Now we arrive at the question of whether the Electoral Count Act binds Congress when it tallies electoral votes.

There are several problems with giving this statute binding effect. One is that it provides that objections to electoral votes are decided by each house of Congress separately. This violates the Constitution’s mandate that when overseeing the Electoral College tally Congress acts unicamerally—that is, in joint session. The difference is important: Acting unicamerally gives the Representatives, apportioned by population, more power than Senators, apportioned by states.

There’s also an old legal maxim that the acts of a former legislative session do not bind the acts of a later legislative session.

But by far the most important problem with the Electoral Count Act is that any law governing this “federal function” simply has no effect.
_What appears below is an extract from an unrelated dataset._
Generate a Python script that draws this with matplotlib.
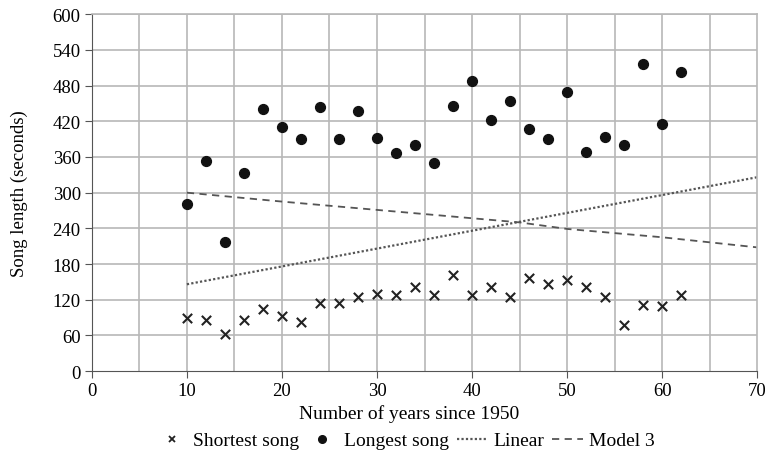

Implications for the Jan. 6, 2021, Election Controversy

During the controversy over the 2020 presidential election, the Trump campaign, and in particular its counsel, professor John Eastman, argued that the vice president could postpone the electoral vote count for a few days to allow investigations in disputed states to proceed. Eastman and other Trump advocates have been criticized widely for this. One reason is that their proposal meant skirting the terms of the Electoral Count Act. (Incidentally, you wouldn’t know this from how the media treat him, but Eastman—unlike nearly all his critics—is a respected constitutional scholar.)

As we have seen, however, the Trump people were on solid ground in assuming the Electoral Count Act did not bind Congress. Their error lay in assuming that the vice president could act alone: In fact, any ruling he made could, and would, be reversed by a simple congressional majority.

Implications for the Future

There’s no reason for members of Congress to write a new Electoral Count Act, or repeal the old one, at the expense of more pressing business. The current law is not binding anyway.

There may be value in suggesting to future Congresses an optional procedure for counting electoral votes. Congressional leadership might, therefore, direct staff members to write a new joint rule that each future session can accept or reject.